Daarnaast pleiten jullie voor een dynamisch matchingsysteem. Kun je dat uitleggen?
Wind: “Onze wooncoaches horen vaak dat senioren niet willen verhuizen, ténzij die éne droomwoning vrijkomt. De bewoner daarvan heeft misschien wel een latente verhuiswens, maar niet op dit moment. In het huidige systeem kijken we alleen naar iemands huidige situatie. Niet het verleden (wat voor huis laat je achter) of de toekomst (hoe ziet je woonbehoefte er over een paar jaar uit). Als je dat meeneemt in je matchingsmodel kun je veel meer dynamiek veroorzaken.”
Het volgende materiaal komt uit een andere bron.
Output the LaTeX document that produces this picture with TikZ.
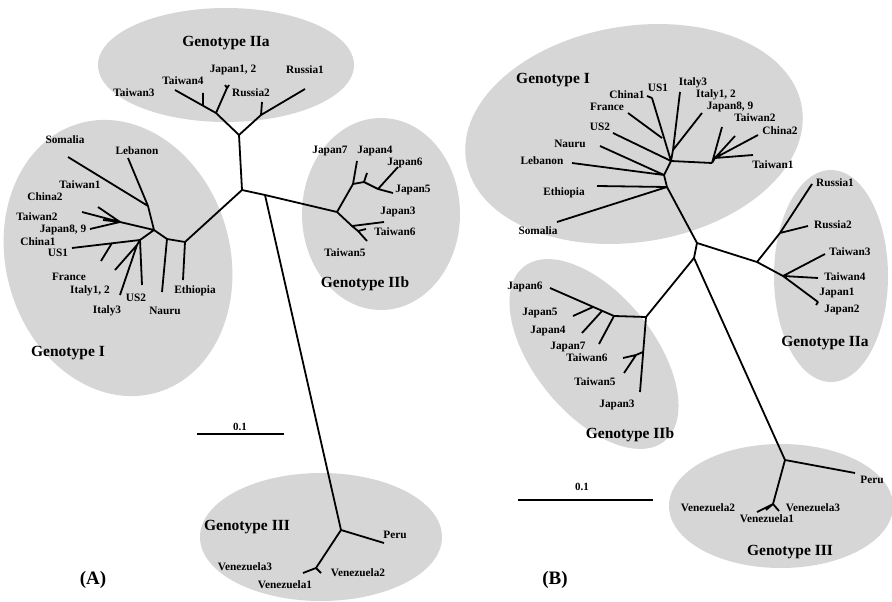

Hoe krijg je dat voor elkaar?
Pel: “De sleutel ligt in het analyseren van de toekomstige vraag en daarbij kan het matchingsplatform van WoningNet helpen. Ons DAK-platform matcht nu het actuele aanbod met de actuele vraag. Maar met de beschikbare data is het ook mogelijk om een dynamisch systeem te bouwen waarbij we kunnen matchen op de toekomstige vraag. Met een algoritme op basis van woonwensen, zoekgedrag, reactiegedrag en weigeringsgedrag kunnen we voorspellen welke woningen voor iemand aantrekkelijk zijn. We presenteren alternatieven, waar de zoeker zelf niet aan heeft gedacht maar die misschien wel een ‘match made in heaven’ is. Door voor iedere schakel in de keten een alternatief achter de hand te hebben, is de kans op langere ketens vele malen hoger. Je kunt hetzelfde principe toepassen op woningruil, waardoor er zelfs zonder huuropzegging meer huishoudens passend zullen wonen. Zo’n algoritme klink misschien spannend, maar het is in feite op grote schaal wat wooncoaches nu ook al doen.”
Wind en Pel hopen op een volkshuisvestelijke revolutie door de politiek – met de gemeenteraadsverkiezingen in aantocht – en de corporaties op te schudden. Met als uiteindelijk doel een nieuwe vorm van rechtvaardigheid, met een systeem voor woonruimteverdeling gebaseerd op passend wonen in plaats van wachttijd.